Requirement:
From the entries below, work out the number of lines that hold the word "this", and give that number alone.

▼

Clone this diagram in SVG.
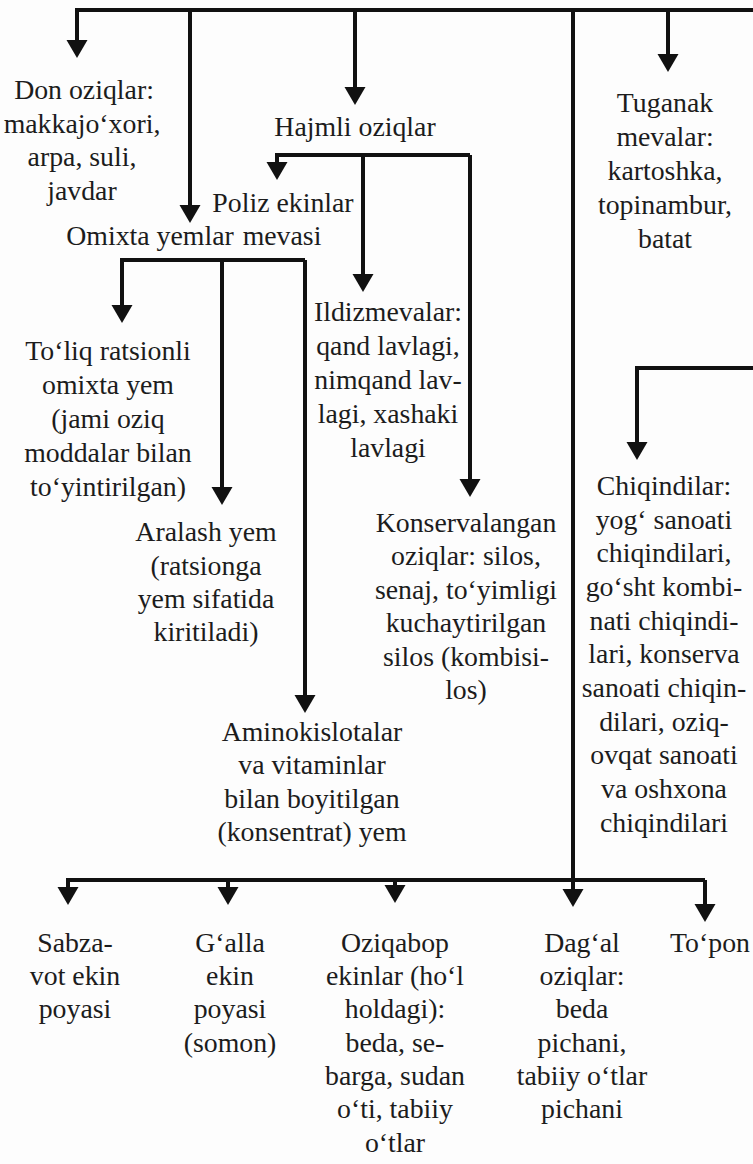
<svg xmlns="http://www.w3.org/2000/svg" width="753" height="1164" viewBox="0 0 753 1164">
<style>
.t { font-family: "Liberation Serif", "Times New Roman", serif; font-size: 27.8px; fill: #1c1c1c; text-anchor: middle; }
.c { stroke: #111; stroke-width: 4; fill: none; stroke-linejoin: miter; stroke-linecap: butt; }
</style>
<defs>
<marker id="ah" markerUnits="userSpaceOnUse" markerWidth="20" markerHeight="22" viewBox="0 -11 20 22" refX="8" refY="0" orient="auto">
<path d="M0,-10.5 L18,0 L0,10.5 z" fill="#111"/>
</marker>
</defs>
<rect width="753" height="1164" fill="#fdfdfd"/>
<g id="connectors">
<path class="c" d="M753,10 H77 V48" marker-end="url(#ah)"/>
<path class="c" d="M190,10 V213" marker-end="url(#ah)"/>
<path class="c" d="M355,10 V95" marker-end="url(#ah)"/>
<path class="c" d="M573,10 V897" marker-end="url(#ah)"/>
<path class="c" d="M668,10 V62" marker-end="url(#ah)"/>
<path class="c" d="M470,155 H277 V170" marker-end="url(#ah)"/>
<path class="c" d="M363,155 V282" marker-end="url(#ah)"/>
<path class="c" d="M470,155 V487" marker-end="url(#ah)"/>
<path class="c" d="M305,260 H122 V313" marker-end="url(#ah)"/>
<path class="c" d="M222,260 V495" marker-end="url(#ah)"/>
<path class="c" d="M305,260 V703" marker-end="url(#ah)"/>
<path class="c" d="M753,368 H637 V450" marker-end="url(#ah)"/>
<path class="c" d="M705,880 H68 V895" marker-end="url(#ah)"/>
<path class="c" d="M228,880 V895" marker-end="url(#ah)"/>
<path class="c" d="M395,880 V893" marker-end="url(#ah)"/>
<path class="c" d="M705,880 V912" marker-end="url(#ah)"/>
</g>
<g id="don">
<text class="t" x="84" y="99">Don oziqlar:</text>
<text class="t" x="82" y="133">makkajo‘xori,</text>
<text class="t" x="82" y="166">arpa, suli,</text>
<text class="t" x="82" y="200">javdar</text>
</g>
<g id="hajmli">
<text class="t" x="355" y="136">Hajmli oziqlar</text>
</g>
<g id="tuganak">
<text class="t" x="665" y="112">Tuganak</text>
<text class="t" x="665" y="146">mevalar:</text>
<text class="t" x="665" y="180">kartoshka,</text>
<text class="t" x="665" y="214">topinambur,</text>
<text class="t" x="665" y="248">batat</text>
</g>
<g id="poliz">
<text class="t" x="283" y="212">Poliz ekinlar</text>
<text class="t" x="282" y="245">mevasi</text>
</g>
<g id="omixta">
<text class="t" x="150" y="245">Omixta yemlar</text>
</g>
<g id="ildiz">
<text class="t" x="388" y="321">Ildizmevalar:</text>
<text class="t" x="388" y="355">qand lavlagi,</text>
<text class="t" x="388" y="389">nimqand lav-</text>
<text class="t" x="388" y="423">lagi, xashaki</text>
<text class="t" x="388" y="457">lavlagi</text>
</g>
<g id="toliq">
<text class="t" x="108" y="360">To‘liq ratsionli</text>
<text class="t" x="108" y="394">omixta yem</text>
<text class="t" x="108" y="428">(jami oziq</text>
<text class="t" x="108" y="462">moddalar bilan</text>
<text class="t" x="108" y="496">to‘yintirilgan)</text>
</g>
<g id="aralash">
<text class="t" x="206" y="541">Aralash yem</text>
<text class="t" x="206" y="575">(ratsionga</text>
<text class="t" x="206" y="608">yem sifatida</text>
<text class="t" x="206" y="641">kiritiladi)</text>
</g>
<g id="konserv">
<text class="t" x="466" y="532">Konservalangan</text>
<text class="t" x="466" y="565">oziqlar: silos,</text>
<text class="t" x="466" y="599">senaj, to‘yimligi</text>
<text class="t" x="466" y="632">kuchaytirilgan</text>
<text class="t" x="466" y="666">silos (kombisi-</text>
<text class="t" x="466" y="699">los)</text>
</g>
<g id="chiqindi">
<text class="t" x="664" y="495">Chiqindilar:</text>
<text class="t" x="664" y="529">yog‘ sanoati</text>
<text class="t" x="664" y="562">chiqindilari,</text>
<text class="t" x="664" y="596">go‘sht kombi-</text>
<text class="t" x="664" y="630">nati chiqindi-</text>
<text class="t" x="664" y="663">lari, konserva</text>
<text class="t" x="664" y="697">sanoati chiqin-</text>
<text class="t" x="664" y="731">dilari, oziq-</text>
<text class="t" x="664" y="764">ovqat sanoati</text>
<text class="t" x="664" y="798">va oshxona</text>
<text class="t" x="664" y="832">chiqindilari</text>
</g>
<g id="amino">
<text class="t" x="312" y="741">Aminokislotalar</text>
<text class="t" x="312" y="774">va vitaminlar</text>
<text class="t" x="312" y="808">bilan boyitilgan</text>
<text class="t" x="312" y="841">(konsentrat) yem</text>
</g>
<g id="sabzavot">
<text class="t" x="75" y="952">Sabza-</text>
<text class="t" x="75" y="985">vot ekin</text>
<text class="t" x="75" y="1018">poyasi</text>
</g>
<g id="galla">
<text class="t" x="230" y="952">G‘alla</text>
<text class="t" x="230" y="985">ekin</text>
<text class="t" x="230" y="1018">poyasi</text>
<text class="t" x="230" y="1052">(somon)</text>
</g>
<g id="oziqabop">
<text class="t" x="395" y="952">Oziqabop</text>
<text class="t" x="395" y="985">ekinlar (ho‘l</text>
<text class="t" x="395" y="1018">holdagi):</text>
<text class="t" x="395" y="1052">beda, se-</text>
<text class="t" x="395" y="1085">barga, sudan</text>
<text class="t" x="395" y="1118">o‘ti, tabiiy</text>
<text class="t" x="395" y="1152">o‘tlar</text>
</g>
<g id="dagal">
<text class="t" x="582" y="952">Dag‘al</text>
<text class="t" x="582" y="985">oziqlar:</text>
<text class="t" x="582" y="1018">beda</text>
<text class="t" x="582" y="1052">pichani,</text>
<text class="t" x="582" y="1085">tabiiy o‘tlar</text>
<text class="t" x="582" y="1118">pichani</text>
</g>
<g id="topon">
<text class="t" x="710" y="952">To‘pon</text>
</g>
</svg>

▲
▼

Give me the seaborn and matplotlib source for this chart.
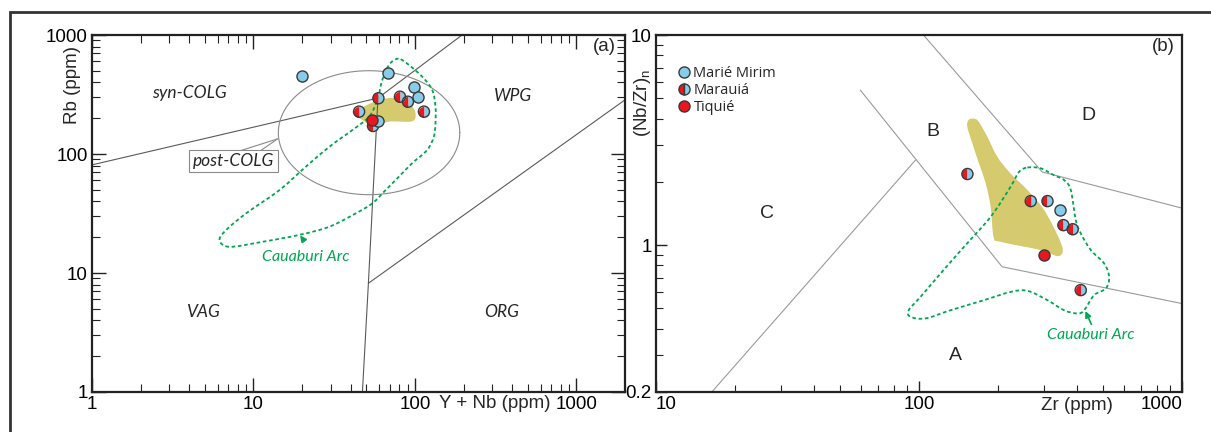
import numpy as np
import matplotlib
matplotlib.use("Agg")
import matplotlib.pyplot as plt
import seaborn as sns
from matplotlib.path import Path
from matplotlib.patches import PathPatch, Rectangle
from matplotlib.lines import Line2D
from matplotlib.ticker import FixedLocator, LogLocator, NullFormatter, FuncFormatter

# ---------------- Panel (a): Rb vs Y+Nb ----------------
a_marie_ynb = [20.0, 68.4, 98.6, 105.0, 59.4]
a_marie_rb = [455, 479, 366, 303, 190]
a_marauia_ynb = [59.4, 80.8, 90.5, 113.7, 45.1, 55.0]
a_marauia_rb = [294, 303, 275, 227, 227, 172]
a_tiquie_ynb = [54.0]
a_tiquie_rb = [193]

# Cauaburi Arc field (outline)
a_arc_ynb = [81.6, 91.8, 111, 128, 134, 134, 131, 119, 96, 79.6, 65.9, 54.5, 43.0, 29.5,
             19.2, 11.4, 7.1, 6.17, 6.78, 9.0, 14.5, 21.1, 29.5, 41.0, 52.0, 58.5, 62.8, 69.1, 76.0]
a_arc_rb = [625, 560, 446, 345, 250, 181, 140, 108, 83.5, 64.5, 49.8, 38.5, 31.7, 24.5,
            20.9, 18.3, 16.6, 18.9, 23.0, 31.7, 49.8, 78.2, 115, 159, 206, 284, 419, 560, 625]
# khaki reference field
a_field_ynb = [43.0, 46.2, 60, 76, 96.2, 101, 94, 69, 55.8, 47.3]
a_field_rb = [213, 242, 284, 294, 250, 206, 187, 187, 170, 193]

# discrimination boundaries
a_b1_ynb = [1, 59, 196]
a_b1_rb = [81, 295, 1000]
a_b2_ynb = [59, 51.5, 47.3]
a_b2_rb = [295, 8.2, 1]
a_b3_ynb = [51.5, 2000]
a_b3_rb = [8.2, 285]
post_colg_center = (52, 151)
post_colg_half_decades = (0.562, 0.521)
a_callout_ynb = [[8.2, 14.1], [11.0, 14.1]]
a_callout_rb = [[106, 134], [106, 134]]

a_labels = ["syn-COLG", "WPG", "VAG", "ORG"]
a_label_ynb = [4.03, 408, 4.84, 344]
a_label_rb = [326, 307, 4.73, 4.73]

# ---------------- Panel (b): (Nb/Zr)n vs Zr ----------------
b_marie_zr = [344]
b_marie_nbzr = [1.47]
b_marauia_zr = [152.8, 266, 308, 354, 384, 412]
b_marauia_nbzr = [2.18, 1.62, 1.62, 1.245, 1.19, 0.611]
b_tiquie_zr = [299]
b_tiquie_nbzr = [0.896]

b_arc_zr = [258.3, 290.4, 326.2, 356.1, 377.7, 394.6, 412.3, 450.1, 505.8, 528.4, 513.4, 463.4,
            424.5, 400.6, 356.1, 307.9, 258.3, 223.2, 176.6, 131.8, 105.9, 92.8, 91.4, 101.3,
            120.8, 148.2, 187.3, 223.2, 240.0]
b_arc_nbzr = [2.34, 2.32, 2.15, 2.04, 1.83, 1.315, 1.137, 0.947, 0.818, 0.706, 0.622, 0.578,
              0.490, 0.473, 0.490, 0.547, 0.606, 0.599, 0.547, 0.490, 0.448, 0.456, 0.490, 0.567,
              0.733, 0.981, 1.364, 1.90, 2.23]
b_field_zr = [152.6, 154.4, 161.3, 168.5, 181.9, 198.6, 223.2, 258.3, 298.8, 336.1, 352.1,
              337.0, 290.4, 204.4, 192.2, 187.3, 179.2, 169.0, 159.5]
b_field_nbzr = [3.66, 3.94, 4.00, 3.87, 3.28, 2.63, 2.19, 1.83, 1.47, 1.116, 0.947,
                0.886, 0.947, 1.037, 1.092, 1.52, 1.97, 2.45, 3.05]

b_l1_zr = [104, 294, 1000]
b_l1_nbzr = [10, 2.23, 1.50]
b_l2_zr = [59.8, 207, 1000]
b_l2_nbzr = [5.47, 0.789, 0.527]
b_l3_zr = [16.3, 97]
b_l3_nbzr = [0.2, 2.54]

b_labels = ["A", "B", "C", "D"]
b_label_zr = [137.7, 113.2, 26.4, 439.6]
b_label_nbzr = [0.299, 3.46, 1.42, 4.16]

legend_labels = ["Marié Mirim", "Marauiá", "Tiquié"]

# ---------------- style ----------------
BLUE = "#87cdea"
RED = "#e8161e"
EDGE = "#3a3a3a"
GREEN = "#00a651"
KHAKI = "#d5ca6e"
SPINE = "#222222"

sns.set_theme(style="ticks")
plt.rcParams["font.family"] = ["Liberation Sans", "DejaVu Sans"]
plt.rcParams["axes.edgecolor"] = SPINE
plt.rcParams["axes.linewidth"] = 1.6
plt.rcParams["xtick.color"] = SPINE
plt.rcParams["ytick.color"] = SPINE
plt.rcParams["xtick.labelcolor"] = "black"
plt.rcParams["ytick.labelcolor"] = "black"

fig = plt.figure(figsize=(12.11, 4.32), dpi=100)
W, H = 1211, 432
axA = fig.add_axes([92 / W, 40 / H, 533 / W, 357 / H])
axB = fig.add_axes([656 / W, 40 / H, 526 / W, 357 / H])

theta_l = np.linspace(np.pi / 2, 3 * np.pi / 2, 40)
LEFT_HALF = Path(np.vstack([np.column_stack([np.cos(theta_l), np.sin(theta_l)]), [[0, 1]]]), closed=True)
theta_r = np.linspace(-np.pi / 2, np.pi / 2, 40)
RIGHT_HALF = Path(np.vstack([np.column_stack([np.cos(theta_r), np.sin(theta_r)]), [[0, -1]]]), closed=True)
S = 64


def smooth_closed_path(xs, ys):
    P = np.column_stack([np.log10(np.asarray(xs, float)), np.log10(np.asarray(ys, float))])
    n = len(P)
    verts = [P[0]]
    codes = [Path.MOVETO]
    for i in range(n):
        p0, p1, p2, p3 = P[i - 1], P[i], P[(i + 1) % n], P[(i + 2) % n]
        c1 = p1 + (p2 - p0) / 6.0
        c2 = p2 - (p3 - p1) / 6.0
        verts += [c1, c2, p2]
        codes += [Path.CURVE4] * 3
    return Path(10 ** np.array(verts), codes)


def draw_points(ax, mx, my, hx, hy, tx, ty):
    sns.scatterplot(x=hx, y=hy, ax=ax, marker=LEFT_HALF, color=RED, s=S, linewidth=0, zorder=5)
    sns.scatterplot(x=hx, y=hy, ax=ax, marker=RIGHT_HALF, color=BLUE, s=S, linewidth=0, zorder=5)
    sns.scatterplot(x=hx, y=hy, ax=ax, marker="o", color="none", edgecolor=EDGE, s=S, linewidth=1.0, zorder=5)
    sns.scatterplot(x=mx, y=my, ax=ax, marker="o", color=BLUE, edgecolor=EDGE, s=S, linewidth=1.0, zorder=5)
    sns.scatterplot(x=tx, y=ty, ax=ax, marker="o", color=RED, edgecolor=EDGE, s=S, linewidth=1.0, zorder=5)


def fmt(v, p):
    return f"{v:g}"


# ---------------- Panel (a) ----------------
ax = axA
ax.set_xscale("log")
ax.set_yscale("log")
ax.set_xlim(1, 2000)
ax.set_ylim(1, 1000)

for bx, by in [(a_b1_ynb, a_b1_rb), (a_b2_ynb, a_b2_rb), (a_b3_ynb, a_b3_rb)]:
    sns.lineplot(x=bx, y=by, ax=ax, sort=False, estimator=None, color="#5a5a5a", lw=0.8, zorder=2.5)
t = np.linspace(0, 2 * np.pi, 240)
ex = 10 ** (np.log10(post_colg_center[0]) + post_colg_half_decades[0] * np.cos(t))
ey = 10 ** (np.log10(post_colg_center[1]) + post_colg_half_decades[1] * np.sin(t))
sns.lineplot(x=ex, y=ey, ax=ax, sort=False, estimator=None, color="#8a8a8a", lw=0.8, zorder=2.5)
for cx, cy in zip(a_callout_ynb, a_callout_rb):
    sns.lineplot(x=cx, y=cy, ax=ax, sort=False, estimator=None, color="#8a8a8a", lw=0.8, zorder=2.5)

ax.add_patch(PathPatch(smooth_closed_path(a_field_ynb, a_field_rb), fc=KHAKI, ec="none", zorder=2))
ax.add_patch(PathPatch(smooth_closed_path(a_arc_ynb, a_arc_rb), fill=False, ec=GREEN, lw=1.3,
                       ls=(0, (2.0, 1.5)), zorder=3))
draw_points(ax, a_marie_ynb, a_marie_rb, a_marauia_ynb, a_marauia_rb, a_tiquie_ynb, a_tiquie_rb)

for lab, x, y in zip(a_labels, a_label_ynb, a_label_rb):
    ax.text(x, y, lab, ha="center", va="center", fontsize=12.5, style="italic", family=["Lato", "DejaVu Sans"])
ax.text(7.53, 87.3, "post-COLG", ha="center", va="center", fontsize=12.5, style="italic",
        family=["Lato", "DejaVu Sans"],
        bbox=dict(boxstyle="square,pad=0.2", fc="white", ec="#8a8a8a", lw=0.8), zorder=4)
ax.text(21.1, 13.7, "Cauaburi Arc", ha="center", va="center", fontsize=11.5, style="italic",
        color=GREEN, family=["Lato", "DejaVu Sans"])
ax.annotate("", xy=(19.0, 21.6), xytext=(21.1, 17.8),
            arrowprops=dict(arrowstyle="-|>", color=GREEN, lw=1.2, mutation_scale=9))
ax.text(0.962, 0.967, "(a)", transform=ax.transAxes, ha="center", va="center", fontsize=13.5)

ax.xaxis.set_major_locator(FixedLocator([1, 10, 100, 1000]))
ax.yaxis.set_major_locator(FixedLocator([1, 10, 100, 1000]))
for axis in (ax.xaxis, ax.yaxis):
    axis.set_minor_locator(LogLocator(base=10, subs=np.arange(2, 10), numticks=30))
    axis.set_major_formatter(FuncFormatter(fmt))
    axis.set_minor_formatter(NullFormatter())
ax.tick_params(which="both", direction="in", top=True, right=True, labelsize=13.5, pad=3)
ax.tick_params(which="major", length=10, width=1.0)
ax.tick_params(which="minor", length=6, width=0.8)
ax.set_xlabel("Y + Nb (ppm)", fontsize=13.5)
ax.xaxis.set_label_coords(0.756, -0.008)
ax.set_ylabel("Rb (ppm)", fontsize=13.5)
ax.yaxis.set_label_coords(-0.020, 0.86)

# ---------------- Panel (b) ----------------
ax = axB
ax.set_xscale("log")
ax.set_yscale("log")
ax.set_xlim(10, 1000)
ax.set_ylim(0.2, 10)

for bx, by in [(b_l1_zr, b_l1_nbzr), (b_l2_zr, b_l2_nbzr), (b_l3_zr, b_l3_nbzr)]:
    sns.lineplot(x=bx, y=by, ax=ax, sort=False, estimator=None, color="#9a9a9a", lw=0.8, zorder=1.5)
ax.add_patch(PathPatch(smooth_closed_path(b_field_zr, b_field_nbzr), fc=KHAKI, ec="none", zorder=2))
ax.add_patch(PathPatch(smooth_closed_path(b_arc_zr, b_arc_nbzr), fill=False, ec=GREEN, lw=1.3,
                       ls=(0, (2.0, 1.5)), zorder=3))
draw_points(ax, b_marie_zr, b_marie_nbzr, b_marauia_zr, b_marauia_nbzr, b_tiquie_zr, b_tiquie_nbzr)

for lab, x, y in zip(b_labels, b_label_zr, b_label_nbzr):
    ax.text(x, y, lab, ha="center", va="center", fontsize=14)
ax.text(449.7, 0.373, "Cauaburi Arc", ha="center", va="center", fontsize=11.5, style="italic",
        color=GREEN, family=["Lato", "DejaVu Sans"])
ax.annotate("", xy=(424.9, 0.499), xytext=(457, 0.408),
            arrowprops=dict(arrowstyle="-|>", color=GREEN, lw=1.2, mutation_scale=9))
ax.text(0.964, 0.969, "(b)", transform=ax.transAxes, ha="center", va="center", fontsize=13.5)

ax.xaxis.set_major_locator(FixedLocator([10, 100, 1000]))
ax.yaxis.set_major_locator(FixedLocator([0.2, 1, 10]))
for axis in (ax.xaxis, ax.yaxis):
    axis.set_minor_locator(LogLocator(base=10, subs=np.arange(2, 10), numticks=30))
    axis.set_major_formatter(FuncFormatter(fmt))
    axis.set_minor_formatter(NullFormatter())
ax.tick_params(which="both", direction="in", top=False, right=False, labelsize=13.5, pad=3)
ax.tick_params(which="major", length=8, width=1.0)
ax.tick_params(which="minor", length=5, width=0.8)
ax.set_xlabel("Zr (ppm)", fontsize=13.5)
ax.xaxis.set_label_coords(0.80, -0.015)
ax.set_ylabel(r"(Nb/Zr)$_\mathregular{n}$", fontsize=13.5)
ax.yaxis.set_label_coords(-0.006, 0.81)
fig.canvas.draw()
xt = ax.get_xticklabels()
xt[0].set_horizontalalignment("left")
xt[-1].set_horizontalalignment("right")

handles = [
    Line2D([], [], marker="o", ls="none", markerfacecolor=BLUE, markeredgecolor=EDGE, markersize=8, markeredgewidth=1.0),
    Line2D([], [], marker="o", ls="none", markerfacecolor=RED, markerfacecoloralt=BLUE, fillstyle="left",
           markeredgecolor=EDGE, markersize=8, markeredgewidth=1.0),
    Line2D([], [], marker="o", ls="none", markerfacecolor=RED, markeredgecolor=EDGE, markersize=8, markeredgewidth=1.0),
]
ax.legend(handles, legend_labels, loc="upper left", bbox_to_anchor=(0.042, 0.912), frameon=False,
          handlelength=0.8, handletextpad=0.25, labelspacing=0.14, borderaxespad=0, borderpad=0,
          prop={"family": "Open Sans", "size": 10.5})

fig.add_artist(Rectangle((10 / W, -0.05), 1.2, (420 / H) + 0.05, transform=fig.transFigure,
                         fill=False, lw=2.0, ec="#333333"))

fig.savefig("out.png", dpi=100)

▲

Correct output:
2